Toronto Feature: John Street Roundhouse | The Canadian Encyclopedia


Toronto Feature: John Street Roundhouse

This article is from our Toronto Feature series. Features from past programs are not updated.

This content is from a series created in partnership with Museum Services of the City of Toronto and Heritage Toronto. We gratefully acknowledge funding from the Ontario Ministry of Tourism, Culture and Sport, and the Department of Canadian Heritage.

Locomotive 7020
7020's 1000-horsepower engine was the first CPR diesel-electric locomotive to operate in Toronto.
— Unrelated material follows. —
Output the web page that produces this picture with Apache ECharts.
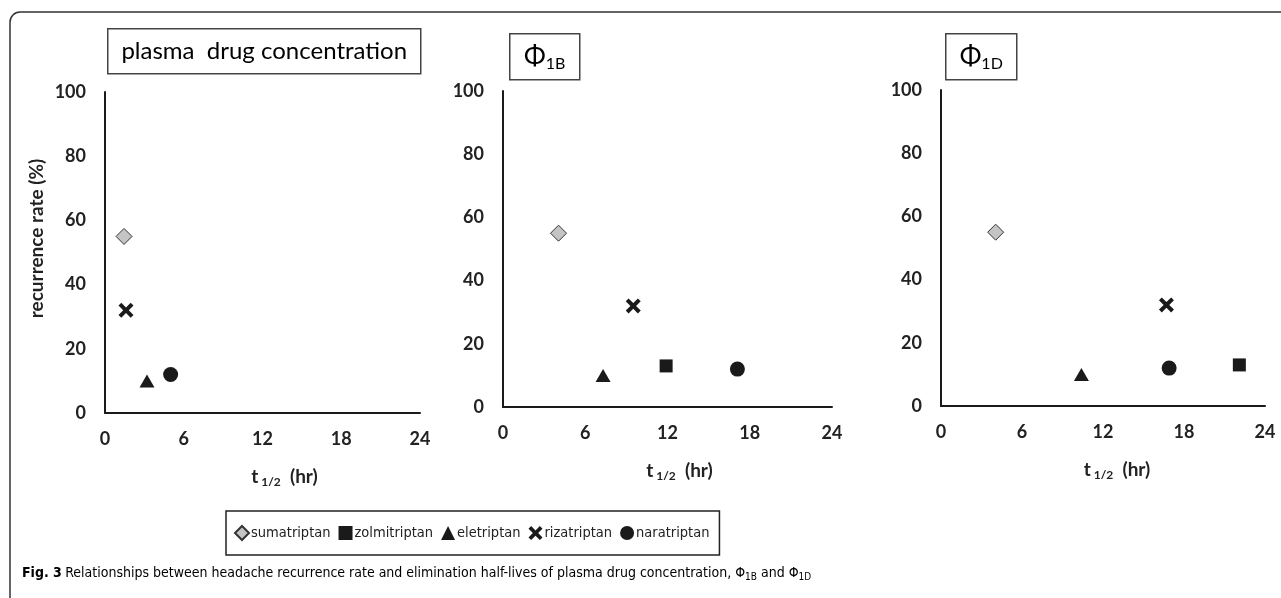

Its primary use was to switch railway cars and make up trains in the freight yard (photo 2012 by James Marsh).
CPR Roundhouse
Early 1900s view of the CPR John Street Roundhouse (courtesy Toronto Railway Heritage).
Locomotive at Work
A CP Rail locomotive in the John Street Roundhouse, circa 1983 (public domain).

Toronto Feature: John Street Roundhouse

"Secret Haul: The John Street Roundhouse"

In 1943, at the height of the Second World War, the shop crew at the John Street Roundhouse was instructed to provide a thorough inspection and cleaning of Canadian Pacific Railway steam locomotive No 2337. Although they were not aware of it at the time, the crew was preparing the locomotive to haul US President Franklin D. Roosevelt on his top-secret trip to a weeklong fishing vacation on Georgian Bay. The president's train had left Hyde Park, New York, on 31 July and arrived at West Toronto, where the CPR engine would take over, at 5:00 AM on 1 August.

The massive John Street Roundhouse was built by Canadian Pacific in 1929 to service the steam locomotives that hauled more than 40 CPR trains a day into Union Station. A 37-metre rotating turntable was installed to turn around some of the largest and most powerful locomotives ever built in Canada. The railway closed the facility in 1986, and in 1990, John Street Roundhouse was declared a national historic site, being "architecturally and historically important, surviving as a reminder of steam technology and the role of rail transportation in the city of Toronto." The roundhouse is now the home of the Toronto Railway Museum, which opened in 2010.